It’s my turn give you ten of my favorite posts. While Sally chose hers mainly for sentimental reasons, I decided to go for more practical reasons. This is a list of recipes that bring me back to the blog over and over to remind myself how I made something. Don’t ask me why I can remember these recipes especially considering I make them often. Just knowing they’re on the blog whenever I might need them, I no longer add them to my written recipe file and apparently, I don’t need to remember them either.

Homemade Turkey Soup    Homemade Turkey Soup

Okay, I lied. I make this so often that I no longer refer to the recipe, but plenty of other folks do.

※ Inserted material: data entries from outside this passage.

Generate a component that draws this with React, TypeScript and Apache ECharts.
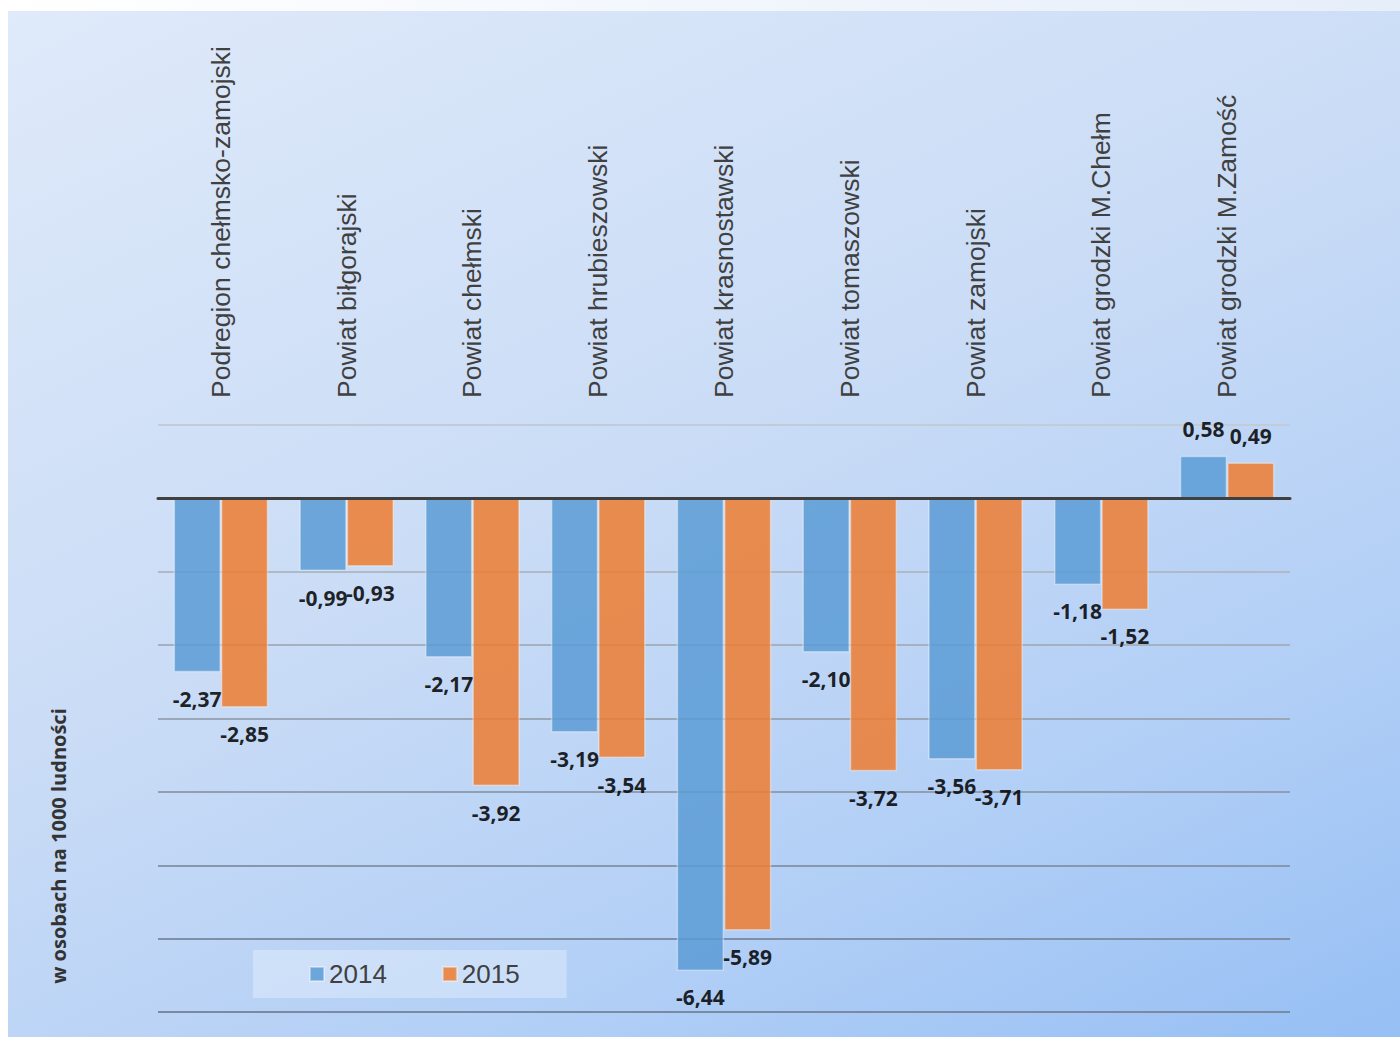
import React, { useEffect, useRef } from "react";
import * as echarts from "echarts";

const categories = [
  "Podregion chełmsko-zamojski",
  "Powiat biłgorajski",
  "Powiat chełmski",
  "Powiat hrubieszowski",
  "Powiat krasnostawski",
  "Powiat tomaszowski",
  "Powiat zamojski",
  "Powiat grodzki M.Chełm",
  "Powiat grodzki M.Zamość",
];
const values2014 = [-2.37, -0.99, -2.17, -3.19, -6.44, -2.1, -3.56, -1.18, 0.58];
const values2015 = [-2.85, -0.93, -3.92, -3.54, -5.89, -3.72, -3.71, -1.52, 0.49];
const seriesNames = ["2014", "2015"];
const yAxisTitle = "w osobach na 1000 ludności";

const fmt = (v: number) => v.toFixed(2).replace(".", ",");

export default function App() {
  const ref = useRef<HTMLDivElement>(null);
  useEffect(() => {
    document.body.style.margin = "0";
    document.body.style.overflow = "hidden";
    const chart = echarts.init(ref.current!, undefined, { renderer: "svg" });
    const labelCfg = {
      show: true,
      position: "outside",
      distance: 16,
      color: "#000",
      fontFamily: "Open Sans",
      fontWeight: 700,
      fontSize: 21,
      formatter: (p: any) => fmt(p.value),
    };
    chart.setOption({
      animation: false,
      backgroundColor: "transparent",
      grid: { left: 150, right: 110, top: 414, bottom: 25 },
      legend: {
        left: 245,
        top: 939,
        data: seriesNames,
        itemWidth: 14,
        itemHeight: 14,
        itemGap: 55,
        padding: [11, 47, 11, 56],
        backgroundColor: "rgba(255,255,255,0.3)",
        textStyle: { fontFamily: "Liberation Sans", fontSize: 26, color: "#404040" },
        icon: "rect",
      },
      xAxis: {
        type: "category",
        position: "top",
        data: categories,
        axisLine: { show: true, onZero: true, lineStyle: { color: "#404040", width: 3 } },
        axisTick: { show: false },
        axisLabel: {
          rotate: 90,
          margin: 27,
          interval: 0,
          fontFamily: "Liberation Sans",
          fontSize: 26.5,
          color: "#404040",
        },
        z: 5,
      },
      yAxis: {
        type: "value",
        min: -7,
        max: 1,
        interval: 1,
        axisLabel: { show: false },
        axisLine: { show: false },
        axisTick: { show: false },
        splitLine: {
          lineStyle: {
            width: 2,
            color: ["#7a8aa3", "#7f8fa8", "#8797ad", "#909fb3", "#9aa7b8", "#a5b0c0", "#b0b9c6", "#b8c0cc", "#c3cbd6"],
          },
        },
      },
      graphic: [
        {
          type: "text",
          x: 50,
          y: 835,
          rotation: Math.PI / 2,
          style: {
            text: yAxisTitle,
            fontFamily: "Open Sans",
            fontWeight: 700,
            fontSize: 20,
            fill: "#333",
            textAlign: "center",
            textVerticalAlign: "middle",
          },
        },
      ],
      series: [
        {
          name: seriesNames[0],
          type: "bar",
          data: values2014,
          barWidth: "37.6%",
          barGap: "0%",
          itemStyle: { color: "#5b9bd5", opacity: 0.85, borderColor: "rgba(255,255,255,0.45)", borderWidth: 1.5 },
          label: labelCfg,
        },
        {
          name: seriesNames[1],
          type: "bar",
          data: values2015,
          barWidth: "37.6%",
          barGap: "0%",
          itemStyle: { color: "#ed7d31", opacity: 0.85, borderColor: "rgba(255,255,255,0.45)", borderWidth: 1.5 },
          label: labelCfg,
        },
      ],
    });
    return () => chart.dispose();
  }, []);
  return (
    <div
      style={{
        position: "fixed",
        left: 0,
        top: 0,
        width: 1400,
        height: 1037,
        background: "linear-gradient(to right, #ffffff, #e6eefa)",
      }}
    >
      <div
        ref={ref}
        style={{
          position: "absolute",
          left: 8,
          top: 11,
          width: 1392,
          height: 1026,
          background: "linear-gradient(155deg, #dfeafa 0%, #cadcf6 45%, #b2cff6 75%, #96bff4 100%)",
        }}
      />
    </div>
  );
}
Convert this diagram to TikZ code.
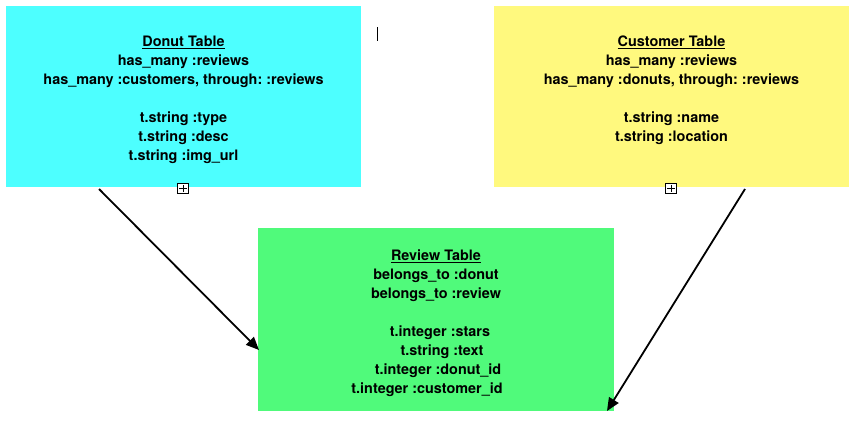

Multi-Cultural Tofu Marinade    Marinated Tofu

I use this marinade at least once a week. It takes tofu to a whole new level and is great for fish too.

Winter Squash Gratin   Winter Squash Gratin

My absolute favorite way to eat winter squash. Perfect for a family dinner side-dish.

Duck Confit    Duck Confit

Best dish for a dinner party.

DIY Ricotta Cheese  Homemade Ricotta Cheese

Ricotta, creme fraiche, goat cheese — all easy and fun to make in your own kitchen.

Chicken Liver Pate      Pate on Crackers

The most impressive appetizer I make, an essential ingredient in your homemade banh mi too.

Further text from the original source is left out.